Who could forget the Dodgers game a week before?  That’s when Roberts hit a walk-off grand slam to win the game with two out in the 9th.  That slam, to me anyway, was emblematic of this entire improbable season.  Roberts rounded the bases in joy, pumping an arm in imitation of the famous home run hit many years ago by the team’s manager, Kirk Gibson.

That’s how I felt in the 8th inning.   Roberts would deliver as usual.  He was 31 years old, playing as a regular for the first time in his career.  He hadn’t even made the roster during spring training and was sent down to Reno in the minors.  And now the baseball fairy was about to sprinkle more magic dust on him.

But this time I was wrong, and Roberts didn’t come through.  He bounced an 0-2 pitch to the shortstop who forced the runner at second base, ending the inning.  And although the Dbacks rallied in the 9th to tie, I felt something had changed.  Roberts was taken out of the game in the top of the 9th and could only watch as Nyjer Morgan began his fateful swing that scored the speedy Carlos Gomez from second to win the series and send the stunned Dbacks home until 2012.

It was clear.  The Brewers dodged so many bullets in that game.  They should’ve lost but didn’t.  The magic, and that’s what it was, rested in their corner.
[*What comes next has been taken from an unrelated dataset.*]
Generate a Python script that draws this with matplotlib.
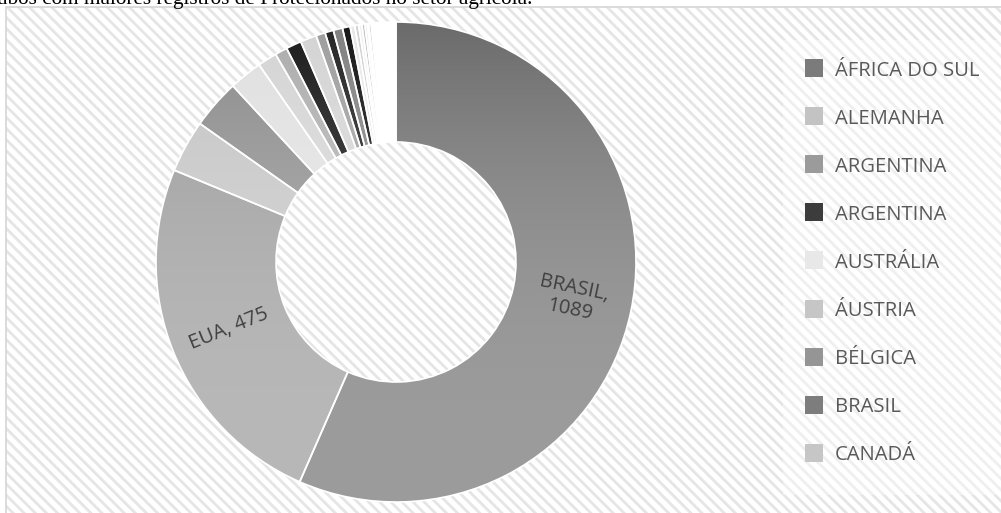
import numpy as np
import matplotlib
matplotlib.use('Agg')
import matplotlib.pyplot as plt
from matplotlib.patches import Rectangle

# slices in drawing order, clockwise from 12 o'clock
slice_names = ['BRASIL', 'EUA'] + [''] * 21
slice_values = [1089, 475, 68, 64, 43, 25, 16, 20, 21, 12, 11, 12, 10,
                6, 5, 4, 4, 3, 2, 3, 2, 1, 29]
# base gray level of each slice (0-255), darkened towards the top
slice_grays = [156, 184, 214, 176, 234, 226, 200, 80, 226, 190, 90, 170, 76,
               240, 225, 245, 215, 235, 250, 200, 160, 230, 255]
labeled = ['BRASIL', 'EUA']

legend_labels = ['ÁFRICA DO SUL', 'ALEMANHA', 'ARGENTINA', 'ARGENTINA',
                 'AUSTRÁLIA', 'ÁUSTRIA', 'BÉLGICA', 'BRASIL', 'CANADÁ']
legend_colors = ['#7b7b7b', '#c3c3c3', '#9b9b9b', '#3c3c3c', '#e8e8e8',
                 '#c6c6c6', '#959595', '#7d7d7d', '#c6c6c6']

title_text = 'ubos com maiores registros de Protecionados no setor agrícola.'

W, H = 1001, 513
plt.rcParams['hatch.linewidth'] = 2.0
plt.rcParams['hatch.color'] = '#e5e5e5'
fig = plt.figure(figsize=(W / 100, H / 100), dpi=100)

# striped chart area
bg = Rectangle((6 / W, -0.01), 1.0, 1 - 7 / H + 0.01, transform=fig.transFigure,
               facecolor='white', edgecolor='#e5e5e5', lw=0, hatch='\\' * 3, zorder=0)
fig.add_artist(bg)
border = Rectangle((6 / W, -0.01), 1.0, 1 - 7 / H + 0.01, transform=fig.transFigure,
                   fill=False, edgecolor='#d6d6d6', lw=1.2, zorder=0)
fig.add_artist(border)

# caption line, cut off by the top edge as in the source
fig.text(-3 / W, 1 - 4 / H, title_text, family='Liberation Serif', fontsize=15.3,
         va='baseline', ha='left', color='black')

# donut
cx, cy, r = 396, 262, 240
ax = fig.add_axes([(cx - r) / W, (H - cy - r) / H, 2 * r / W, 2 * r / H])
ax.patch.set_visible(False)
wedges, _ = ax.pie(slice_values, startangle=90, counterclock=False, radius=1,
                   wedgeprops=dict(width=0.5, edgecolor='white', linewidth=1.2))

t = np.linspace(0, 1, 256)
for w, g in zip(wedges, slice_grays):
    amp = min(52, 0.5 * (255 - g))
    vals = np.clip((g - amp * (1 - t) ** 2.5) / 255, 0, 1)
    img = np.repeat(vals[:, None], 3, axis=1)[:, None, :]
    im = ax.imshow(img, extent=(-1, 1, -1, 1), origin='upper', aspect='auto',
                   interpolation='bilinear', zorder=1)
    im.set_clip_path(w)
    w.set_facecolor('none')
    w.set_zorder(2)

for w, name, v in zip(wedges, slice_names, slice_values):
    if name not in labeled:
        continue
    mid = (w.theta1 + w.theta2) / 2
    x = 0.75 * np.cos(np.radians(mid))
    y = 0.75 * np.sin(np.radians(mid))
    rot = mid if np.cos(np.radians(mid)) >= 0 else mid + 180
    ax.text(x, y, f'{name},\n{v}' if name == 'BRASIL' else f'{name}, {v}',
            ha='center', va='center', rotation=rot, rotation_mode='anchor',
            color='#404040', fontsize=14.5, family='Open Sans', linespacing=1.1,
            zorder=3)

ax.set_xlim(-1, 1)
ax.set_ylim(-1, 1)
ax.axis('off')

# legend
leg_bg = Rectangle((783 / W, 1 - 495 / H), 1.0, (495 - 40) / H, transform=fig.transFigure,
                   facecolor='white', alpha=0.4, edgecolor='none', zorder=1)
fig.add_artist(leg_bg)
for i, (lab, col) in enumerate(zip(legend_labels, legend_colors)):
    yy = 68 + i * 48.1
    sq = Rectangle((805 / W, 1 - (yy + 9) / H), 18 / W, 18 / H, transform=fig.transFigure,
                   facecolor=col, edgecolor='none', zorder=2)
    fig.add_artist(sq)
    fig.text(835 / W, 1 - yy / H, lab, va='center_baseline', ha='left',
             color='#595959', fontsize=14.6, family='Open Sans')

fig.savefig('out.png', dpi=100)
I had a debate on a message board with a hot-eyed Dbacks fan who wanted to believe his team was loaded with talent, that it was all about “hard work and determination.”   It was obvious he did not believe in magic.   He summed up Roberts’s grand slam against the Dodgers in two words.  Hanging slider.  I did not know what the pitch was that Roberts hit that night, but I was sure of one thing.  There must be thousands of “hanging sliders” thrown in the course of a season, bad pitches that go for outs.  Or maybe they are fouled off, whiffed or taken without a swing.  Not every bad pitch by any stretch of imagination is hit out of the ballpark.  But Roberts connected on this bad pitch in the biggest way possible.   A special moment so it seemed that had nothing to do with talent, hard work or determination.  Given that same pitch, Babe Ruth may’ve popped out or singled.

I don’t have much patience with those who believe there is no magic in baseball or in life.  If you don’t believe things are out of your hands, then I think you miss the point of being here on this planet.  And I doubt the magic that sank its roots deeply into Arizona soil for several months will return anytime soon.

The Dbacks will have to play next season on their own.  The divine moments have passed.